Rhode Island saw H. 5637 introduced in February, an ESA covering numerous allowable expenses for qualifying students. Scholarships shall not exceed $6,000 per student and vary in total based on family income, with special provisions for students with disabilities. Senators also introduced S. 0263, the Senate companion bill.
Lawmakers also introduced a low-income ESA with S. 261.
SB 0039 was filed with the South Carolina Senate in January to create an ESA for low-income families. Those with “a statement of Medicaid eligibility” would receive scholarships starting at $6,000 per student. The bill was referred to the Senate Committee on Education. The bill passed the Senate and upon transfer to the House, was referred to the House Committee on Education and Public Works.
Introduced in early February, HB 1234 creates the Education Scholarship Account program, a universal voucher with a three-year phase-in.
Filed in January, SB 0012 and HB 0433 would expand eligibility criteria for an education savings account to include students zoned to attend a school in a Local Education Agency (LEA) with at least five schools instead of at least 10. SB 0638 and HB 0559 expand the eligibility of an ESA for students regarding being previously enrolled in public school. Both SB 0012 and HB 0433 passed the Senate.

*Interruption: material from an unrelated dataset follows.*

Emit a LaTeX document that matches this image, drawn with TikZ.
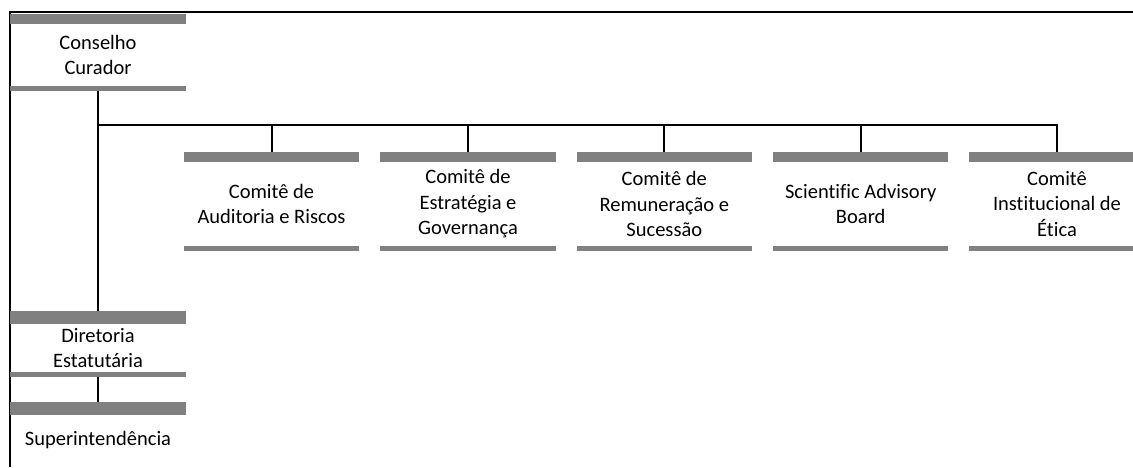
\documentclass[tikz,border=0pt]{standalone}
\usepackage{fontspec}
\setmainfont{Carlito}[Ligatures=CommonOff]
\usepackage{xcolor}
\usetikzlibrary{positioning,calc}

\definecolor{bargray}{RGB}{128,128,128}

\tikzset{
    orgbox/.style={minimum width=175pt, inner sep=0pt, align=center, font=\fontsize{20.5}{25.5}\selectfont},
    link/.style={line width=2pt},
    bar/.style={fill=bargray}
}

\begin{document}
\begin{tikzpicture}[x=1pt,y=-1pt]
    \useasboundingbox (0,0) rectangle (1133,467);
    \clip (0,0) rectangle (1133,467);
    \draw [line width=2pt] (10,467) -- (10,11.5) -- (1133,11.5); % Frame
    % Boxes (text between the bars)
    \node [orgbox, minimum height=62pt] (cc) at (98,55) {Conselho\\Curador};
    \node [orgbox, minimum height=48pt] (de) at (98,348) {Diretoria\\Estatutária};
    \node [orgbox, minimum height=50pt] (su) at (98,440) {Superintendência};
    \node [orgbox, minimum height=84pt] (c1) at (271.5,204) {Comitê de\\Auditoria e Riscos};
    \node [orgbox, minimum height=84pt] (c2) at (468,204) {Comitê de\\Estratégia e\\Governança};
    \node [orgbox, minimum height=84pt] (c3) at (664.3,204) {Comitê de\\Remuneração e\\Sucessão};
    \node [orgbox, minimum height=84pt] (c4) at (860.7,204) {Scientific Advisory\\Board};
    \node [orgbox, minimum height=84pt] (c5) at (1057,204) {Comitê\\Institucional de\\Ética};
    \coordinate (bus) at (98,125);
    % Connectors
    \draw [link] (cc.south) -- (de.north);
    \draw [link] (de.south) -- (su.north);
    \draw [link] (bus) -| (c5.north);
    \foreach \c in {c1,c2,c3,c4}
        \draw [link] (\c.north) -- (\c.north |- bus);
    % Bars
    \foreach \b in {cc,c1,c2,c3,c4,c5} {
        \fill [bar] (\b.north west) rectangle ([yshift=10pt]\b.north east);
        \fill [bar] (\b.south west) rectangle ([yshift=-4.5pt]\b.south east);
    }
    \fill [bar] (de.north west) rectangle ([yshift=13pt]de.north east);
    \fill [bar] (de.south west) rectangle ([yshift=-5pt]de.south east);
    \fill [bar] (su.north west) rectangle ([yshift=13pt]su.north east);
\end{tikzpicture}
\end{document}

Since, companion bill HB 0433 was recommended for passage by the House K-12 Subcommittee and referred to the Education Administration committee. It is on the calendar in this committee for March 8. Companion bill HB 0559 is currently assigned to the House K-12 Subcommittee and is on the calendar in this committee for March 7.
In February, legislators introduced HB 2114, a universal ESA offering $10,000 toward allowable expenses per participating student.
HB 2817 was also introduced in February and establishes an ESA for students who are educationally disadvantaged, have a disability or failed certain assessment instruments.
From last month, SB 176, would allow school choice through a tax-credit scholarship program. Since last month’s update, the bill was referred to the Senate Committee on Education. Additionally from last month, HB 619 would enact an education savings account. Since last month’s update, the bill was referred to the House Committee on Public Education.
In February, legislators introduced H 405, which would create a universal voucher for students to attend public or private schools of their choice.
This year, Virginia Lt. Governor Winsome Sears backed HB 1508, a bill that would have established the Virginia Education Success Program, an ESA. The program would have been open to families enrolled or starting in public school. Funds could be used on qualifying expenses, such as private school tuition, tutoring, transportation, books, etc. Each account was to be funded with the state’s average per-pupil education spending.
In February, the bill did not garner enough support to move forward in the divided legislature. Sears said of the news: “Although we did not have the votes to pass it this year, the momentum from across the Commonwealth was incredible! We will continue to fight for the right of every child to have education opportunities, regardless of zipcode.”
HB 1615 would make more than 94,000 students in Washington eligible for an ESA, with priority given to eligible students with a disability, from low-income families, who are enrolled in public schools identified as challenged in need of improvement, or have a sibling participating in the program. The bill had a hearing in the House Committee on Education in early February.
Wyoming legislators hoped to pass an ESA with universal eligibility this year. SF 0413 would have done just that. The bill passed the Senate in February and a majority of House members are co-sponsoring the bill. The House Speaker is refusing to bring the bill to the floor for a vote.